Starting from the top of the material, restate each line exactly until the line that contains "const botTicks = [0,200,400,600,800];", which is also copied. Pictures are excluded.

----- DATASET EXTRACT -----

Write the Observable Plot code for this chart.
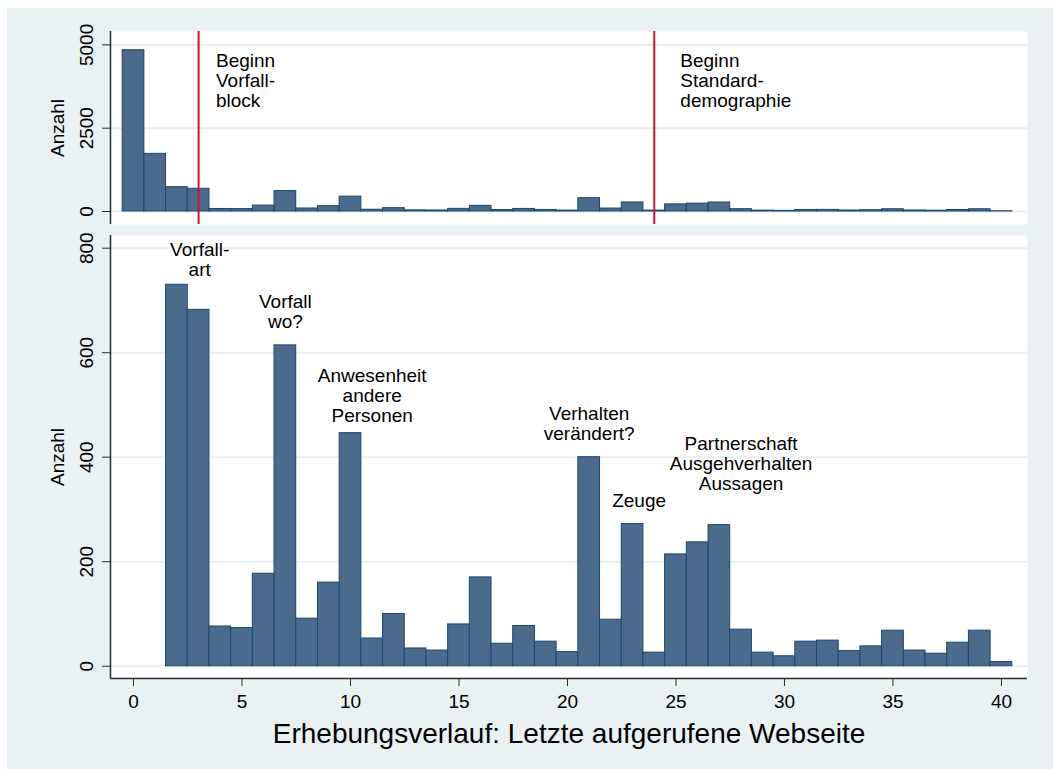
<!DOCTYPE html>
<html><head><meta charset="utf-8">
<script src="https://cdn.jsdelivr.net/npm/d3@7"></script>
<script src="https://cdn.jsdelivr.net/npm/@observablehq/plot@0.6"></script>
<style>
html,body{margin:0;padding:0;background:#fff;overflow:hidden;}
#wrap{position:relative;width:1053px;height:769px;overflow:hidden;}
#bg{position:absolute;left:7px;top:8px;right:0;bottom:0;background:#e9f1f3;}
#top,#bot{position:absolute;left:0;}
#top{top:0px}
#bot{top:230px}
</style></head>
<body><div id="wrap"><div id="bg"></div><div id="top"></div><div id="bot"></div></div>
<script>
// Data: last visited web page (bin) and number of cases (Anzahl)
const bins   = [0,1,2,3,4,5,6,7,8,9,10,11,12,13,14,15,16,17,18,19,20,21,22,23,24,25,26,27,28,29,30,31,32,33,34,35,36,37,38,39,40];
const counts = [4840,1730,730,682,76,73,177,614,91,160,446,53,100,34,30,80,170,43,77,47,27,400,89,272,26,214,237,270,70,26,19,47,49,29,38,68,30,24,45,68,8];

const xTicks = [0,5,10,15,20,25,30,35,40];
const topTicks = [0,2500,5000];
const botTicks = [0,200,400,600,800];

const markerLines = [3,24];
const topLabels = ["Beginn\nVorfall-\nblock", "Beginn\nStandard-\ndemographie"];
const topLabelX = [3.8, 25.2];
const topLabelY = [3150, 3150];

const annLabels = ["Vorfall-\nart","Vorfall\nwo?","Anwesenheit\nandere\nPersonen","Verhalten\nverändert?","Zeuge","Partnerschaft\nAusgehverhalten\nAussagen"];
const annX = [3.05, 7, 11, 21, 23.3, 28];
const annY = [746, 648, 467, 432, 304, 338];

const yTitle = "Anzahl";
const xTitle = "Erhebungsverlauf: Letzte aufgerufene Webseite";

// Tables built from arrays
const all = bins.map((b,i)=>({bin:b, count:counts[i]}));
const zoomed = all.filter(d=>d.bin>=2);
const topAnn = topLabels.map((t,i)=>({text:t, x:topLabelX[i], y:topLabelY[i]}));
const botAnn = annLabels.map((t,i)=>({text:t, x:annX[i], y:annY[i]}));

const fontFamily = "'Liberation Sans', Arial, Helvetica, sans-serif";
const barFill = "#4a6b8c", barStroke = "#1a476f";
const gridColor = "#e7eff1", axisColor = "#2a2a2a", redColor = "#d0103a";
const W = 1053;
const xDomain = [-1.06, 41.2];
const topY = [-390, 5402];
const botY = [-23.5, 824.3];
const lh = 20/19;

const topPlot = Plot.plot({
  width: W, height: 230,
  marginLeft: 110, marginRight: 26, marginTop: 31, marginBottom: 6,
  x: {domain: xDomain, axis: null},
  y: {domain: topY, axis: null},
  style: {background: "transparent", fontFamily, fontSize: "19px", color: "#000", overflow: "visible"},
  marks: [
    Plot.frame({fill: "white", stroke: null}),
    Plot.ruleY(topTicks, {stroke: gridColor, strokeWidth: 2}),
    Plot.rectY(all, {x1: d=>d.bin-0.5, x2: d=>d.bin+0.5, y1: 0, y2: "count", fill: barFill, stroke: barStroke, strokeWidth: 1}),
    Plot.ruleX(markerLines, {stroke: redColor, strokeWidth: 2}),
    Plot.ruleX([xDomain[0]], {stroke: axisColor, strokeWidth: 1.5}),
    Plot.axisY({ticks: topTicks, tickSize: 8, tickFormat: () => "", label: null, stroke: axisColor}),
    Plot.text(topTicks, {y: d=>d, text: d=>String(d), frameAnchor: "left", dx: -18, rotate: -90, lineAnchor: "bottom", textAnchor: "middle", fontSize: 19, fill: "#000"}),
    Plot.text([yTitle], {text: d=>d, frameAnchor: "left", dx: -46.7, rotate: -90, lineAnchor: "bottom", textAnchor: "middle", fontSize: 19, fill: "#000"}),
    Plot.text(topAnn, {x: "x", y: "y", text: "text", textAnchor: "start", lineAnchor: "bottom", lineHeight: lh, fontSize: 19, fill: "#000"})
  ]
});
document.getElementById("top").appendChild(topPlot);

const botPlot = Plot.plot({
  width: W, height: 539,
  marginLeft: 110, marginRight: 26, marginTop: 5, marginBottom: 91,
  x: {domain: xDomain, axis: null},
  y: {domain: botY, axis: null},
  style: {background: "transparent", fontFamily, fontSize: "19px", color: "#000", overflow: "visible"},
  marks: [
    Plot.frame({fill: "white", stroke: null}),
    Plot.ruleY(botTicks, {stroke: gridColor, strokeWidth: 2}),
    Plot.rectY(zoomed, {x1: d=>d.bin-0.5, x2: d=>d.bin+0.5, y1: 0, y2: "count", fill: barFill, stroke: barStroke, strokeWidth: 1}),
    Plot.ruleX([xDomain[0]], {stroke: axisColor, strokeWidth: 1.5}),
    Plot.ruleY([botY[0]], {stroke: axisColor, strokeWidth: 1.5}),
    Plot.axisY({ticks: botTicks, tickSize: 8, tickFormat: () => "", label: null, stroke: axisColor}),
    Plot.text(botTicks, {y: d=>d, text: d=>String(d), frameAnchor: "left", dx: -18, rotate: -90, lineAnchor: "bottom", textAnchor: "middle", fontSize: 19, fill: "#000"}),
    Plot.text([yTitle], {text: d=>d, frameAnchor: "left", dx: -46.7, rotate: -90, lineAnchor: "bottom", textAnchor: "middle", fontSize: 19, fill: "#000"}),
    Plot.axisX({ticks: xTicks, tickSize: 8, tickPadding: 7.5, fontSize: 19, label: null, stroke: axisColor, fill: "#000"}),
    Plot.text([xTitle], {text: d=>d, frameAnchor: "bottom", dy: 64.7, lineAnchor: "bottom", textAnchor: "middle", fontSize: 28, fill: "#000"}),
    Plot.text(botAnn, {x: "x", y: "y", text: "text", textAnchor: "middle", lineAnchor: "bottom", lineHeight: lh, fontSize: 19, fill: "#000"})
  ]
});
document.getElementById("bot").appendChild(botPlot);
</script>
</body></html>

-----

*WRITTEN SOLUTION*.
Write the Observable Plot code for this chart.
<!DOCTYPE html>
<html><head><meta charset="utf-8">
<script src="https://cdn.jsdelivr.net/npm/d3@7"></script>
<script src="https://cdn.jsdelivr.net/npm/@observablehq/plot@0.6"></script>
<style>
html,body{margin:0;padding:0;background:#fff;overflow:hidden;}
#wrap{position:relative;width:1053px;height:769px;overflow:hidden;}
#bg{position:absolute;left:7px;top:8px;right:0;bottom:0;background:#e9f1f3;}
#top,#bot{position:absolute;left:0;}
#top{top:0px}
#bot{top:230px}
</style></head>
<body><div id="wrap"><div id="bg"></div><div id="top"></div><div id="bot"></div></div>
<script>
// Data: last visited web page (bin) and number of cases (Anzahl)
const bins   = [0,1,2,3,4,5,6,7,8,9,10,11,12,13,14,15,16,17,18,19,20,21,22,23,24,25,26,27,28,29,30,31,32,33,34,35,36,37,38,39,40];
const counts = [4840,1730,730,682,76,73,177,614,91,160,446,53,100,34,30,80,170,43,77,47,27,400,89,272,26,214,237,270,70,26,19,47,49,29,38,68,30,24,45,68,8];

const xTicks = [0,5,10,15,20,25,30,35,40];
const topTicks = [0,2500,5000];
const botTicks = [0,200,400,600,800];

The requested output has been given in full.